### Data section
.....

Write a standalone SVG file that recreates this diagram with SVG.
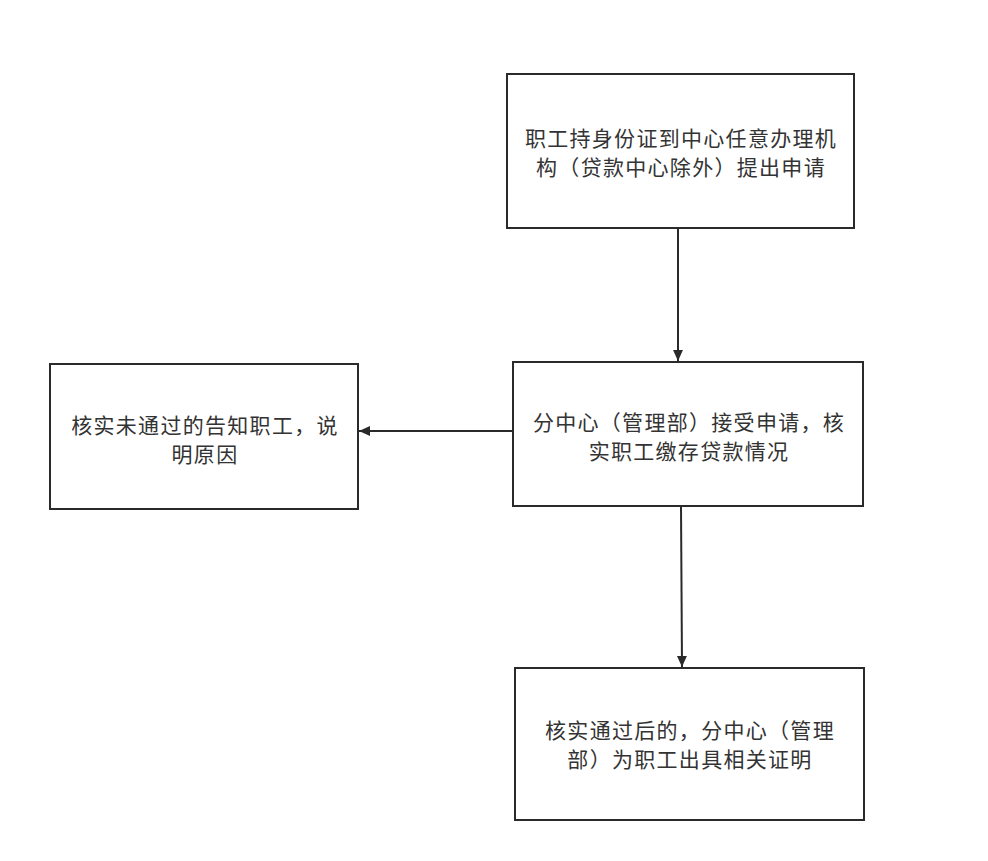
<svg xmlns="http://www.w3.org/2000/svg" width="988" height="861" viewBox="0 0 988 861">
<defs>
<style>
.box{fill:#fff;stroke:#2a2a2a;stroke-width:2}
.t{font-family:"Noto Sans CJK SC","Noto Sans",sans-serif;font-size:21px;letter-spacing:1.3px;fill:#333;text-anchor:middle;dominant-baseline:central}
.c{stroke:#2a2a2a;stroke-width:2;fill:none}
</style>
<marker id="ah" viewBox="0 0 10 10" refX="10" refY="5" markerWidth="11" markerHeight="11" markerUnits="userSpaceOnUse" orient="auto">
<path d="M0,0.5 L10,5 L0,9.5 Z" fill="#2a2a2a"/>
</marker>
</defs>
<rect width="988" height="861" fill="#fff"/>
<g id="connectors">
<line class="c" x1="678" y1="228" x2="678" y2="361" marker-end="url(#ah)"/>
<line class="c" x1="513" y1="431" x2="359" y2="431" marker-end="url(#ah)"/>
<line class="c" x1="681" y1="506" x2="682" y2="667" marker-end="url(#ah)"/>
</g>
<g id="n1">
<rect class="box" x="507" y="74" width="347" height="154"/>
<text class="t" x="681" y="137">职工持身份证到中心任意办理机</text>
<text class="t" x="681" y="166">构（贷款中心除外）提出申请</text>
</g>
<g id="n2">
<rect class="box" x="513" y="362" width="350" height="144"/>
<text class="t" x="689" y="421">分中心（管理部）接受申请，核</text>
<text class="t" x="689" y="450">实职工缴存贷款情况</text>
</g>
<g id="n3">
<rect class="box" x="50" y="364" width="308" height="145"/>
<text class="t" x="205" y="424">核实未通过的告知职工，说</text>
<text class="t" x="205" y="453">明原因</text>
</g>
<g id="n4">
<rect class="box" x="515" y="668" width="349" height="152"/>
<text class="t" x="690" y="729">核实通过后的，分中心（管理</text>
<text class="t" x="690" y="758">部）为职工出具相关证明</text>
</g>
</svg>
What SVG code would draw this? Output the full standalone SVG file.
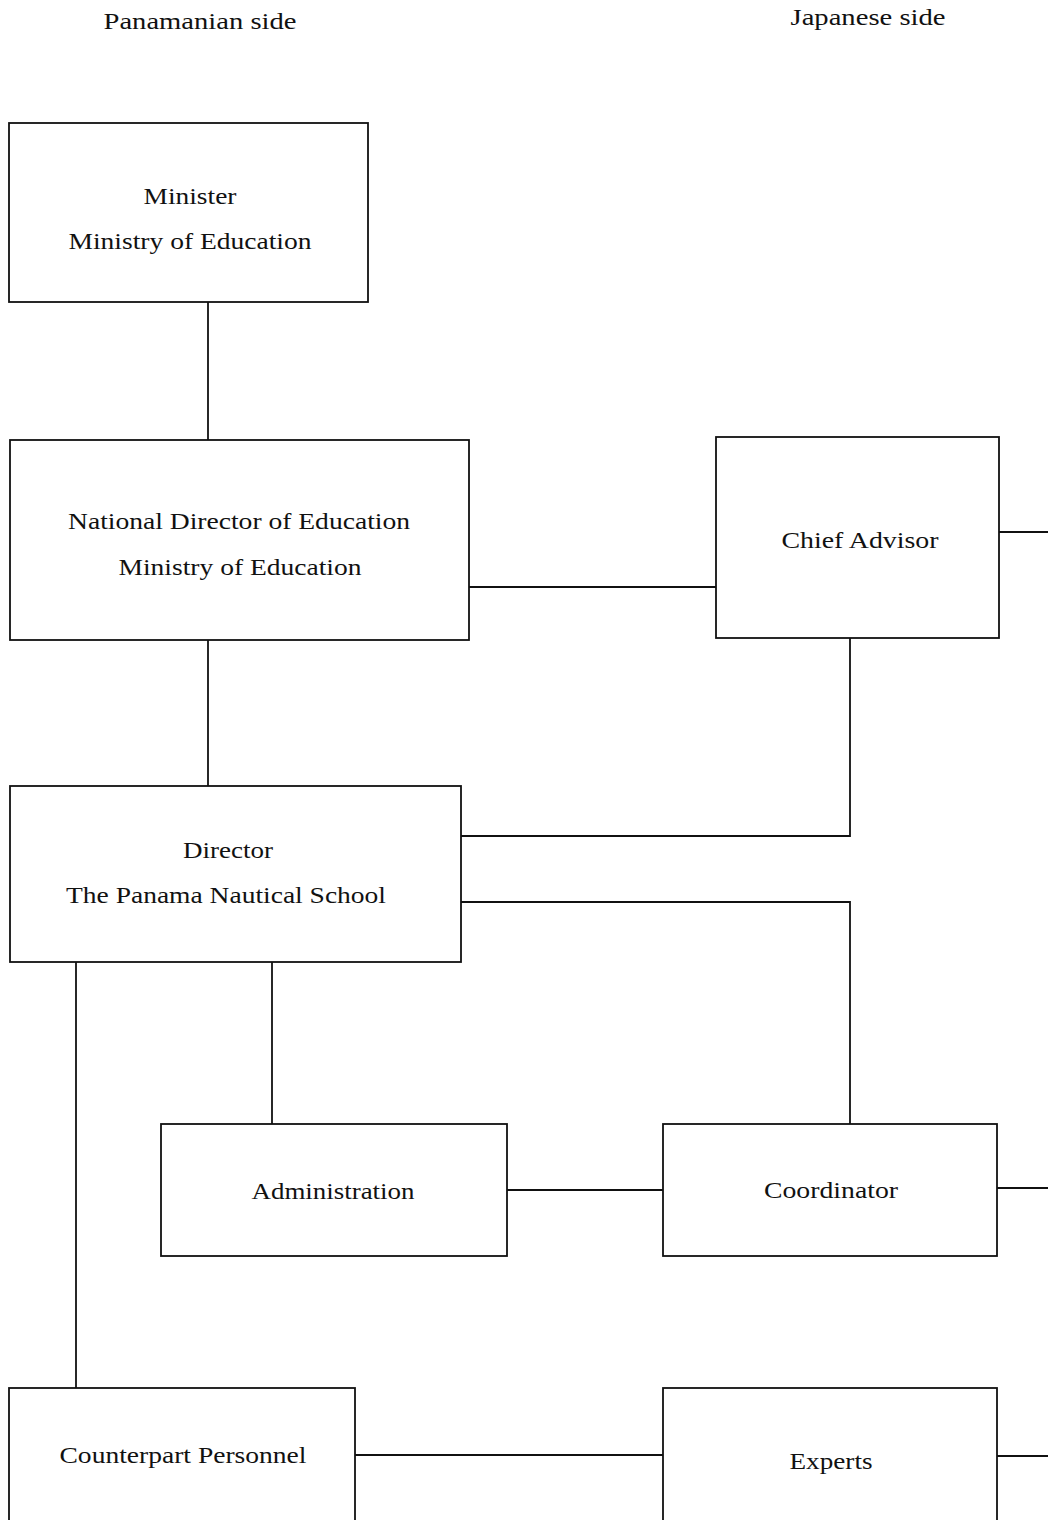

.....

### Exercise task
Word for word, quote the full listing, omitting every picture.

### Worked answer
Write a standalone SVG file that recreates this diagram with SVG.
<svg xmlns="http://www.w3.org/2000/svg" width="988" height="861" viewBox="0 0 988 861">
<defs>
<style>
.box{fill:#fff;stroke:#2a2a2a;stroke-width:2}
.t{font-family:"Noto Sans CJK SC","Noto Sans",sans-serif;font-size:21px;letter-spacing:1.3px;fill:#333;text-anchor:middle;dominant-baseline:central}
.c{stroke:#2a2a2a;stroke-width:2;fill:none}
</style>
<marker id="ah" viewBox="0 0 10 10" refX="10" refY="5" markerWidth="11" markerHeight="11" markerUnits="userSpaceOnUse" orient="auto">
<path d="M0,0.5 L10,5 L0,9.5 Z" fill="#2a2a2a"/>
</marker>
</defs>
<rect width="988" height="861" fill="#fff"/>
<g id="connectors">
<line class="c" x1="678" y1="228" x2="678" y2="361" marker-end="url(#ah)"/>
<line class="c" x1="513" y1="431" x2="359" y2="431" marker-end="url(#ah)"/>
<line class="c" x1="681" y1="506" x2="682" y2="667" marker-end="url(#ah)"/>
</g>
<g id="n1">
<rect class="box" x="507" y="74" width="347" height="154"/>
<text class="t" x="681" y="137">职工持身份证到中心任意办理机</text>
<text class="t" x="681" y="166">构（贷款中心除外）提出申请</text>
</g>
<g id="n2">
<rect class="box" x="513" y="362" width="350" height="144"/>
<text class="t" x="689" y="421">分中心（管理部）接受申请，核</text>
<text class="t" x="689" y="450">实职工缴存贷款情况</text>
</g>
<g id="n3">
<rect class="box" x="50" y="364" width="308" height="145"/>
<text class="t" x="205" y="424">核实未通过的告知职工，说</text>
<text class="t" x="205" y="453">明原因</text>
</g>
<g id="n4">
<rect class="box" x="515" y="668" width="349" height="152"/>
<text class="t" x="690" y="729">核实通过后的，分中心（管理</text>
<text class="t" x="690" y="758">部）为职工出具相关证明</text>
</g>
</svg>
What SVG code would draw this? Output the full standalone SVG file.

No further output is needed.